Pansoti are the stuffed pasta of Liguria, and they exist nowhere else in Italy with the same meaning. The name comes from the Genoese dialect word for belly, pansa, because the little triangles swell with filling like contented stomachs. This is not ravioli. This is not tortellini. This is something particular to the steep hillsides above the Ligurian Sea, where wild herbs grow in profusion and walnuts fall from ancient trees.

The filling requires preboggion, the traditional mixture of wild greens that Ligurian women gathered from the hillsides. Borage is essential when you can find it, with its cucumber freshness and slight rasp on the tongue. Swiss chard provides body. The greens meet prescinseua, that peculiar Ligurian fresh cheese somewhere between yogurt and ricotta, tangy and light. If you cannot find prescinseua, you must approximate it. Nothing else gives the filling its proper character.

The walnut sauce contains no cream. Americans imagine that creamy means cream was added. The Ligurians know that walnuts, properly pounded with bread soaked in milk, become creamy on their own. The bread is the secret. It binds the sauce and gives it body without heaviness. You must blanch the walnuts and remove their skins, or the sauce will be bitter and brown instead of pale and sweet.

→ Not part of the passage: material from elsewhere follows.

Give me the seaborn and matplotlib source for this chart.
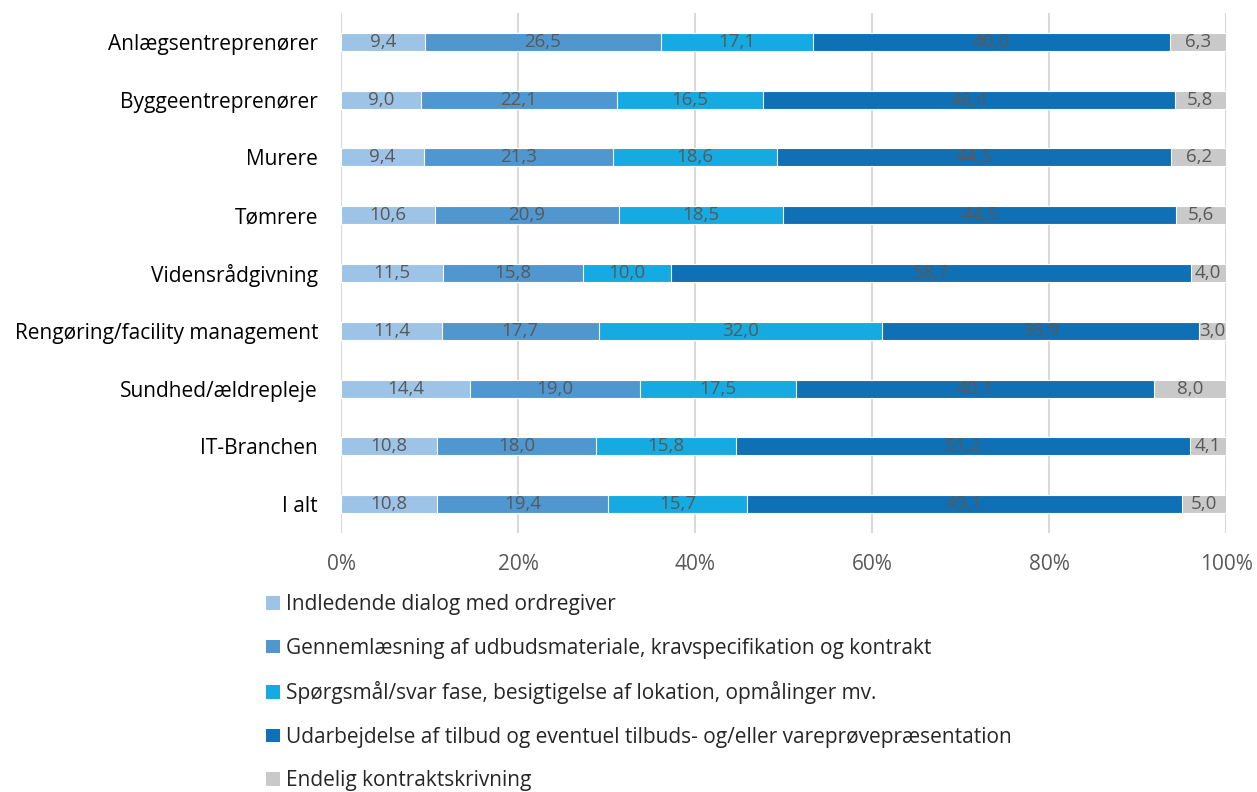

Pansoti emerged in the Fontanabuona valley behind Genoa, where preboggion grew wild on the terraced hillsides and walnut trees shaded the steep paths. The dish became associated with lean days and Lent, when meat was forbidden but eggs and cheese were permitted. Ligurian cooks, famously frugal, created something from foraged greens and stored walnuts that rivaled any meat-filled pasta in satisfaction.

The technique, the tradition, and the story behind every dish.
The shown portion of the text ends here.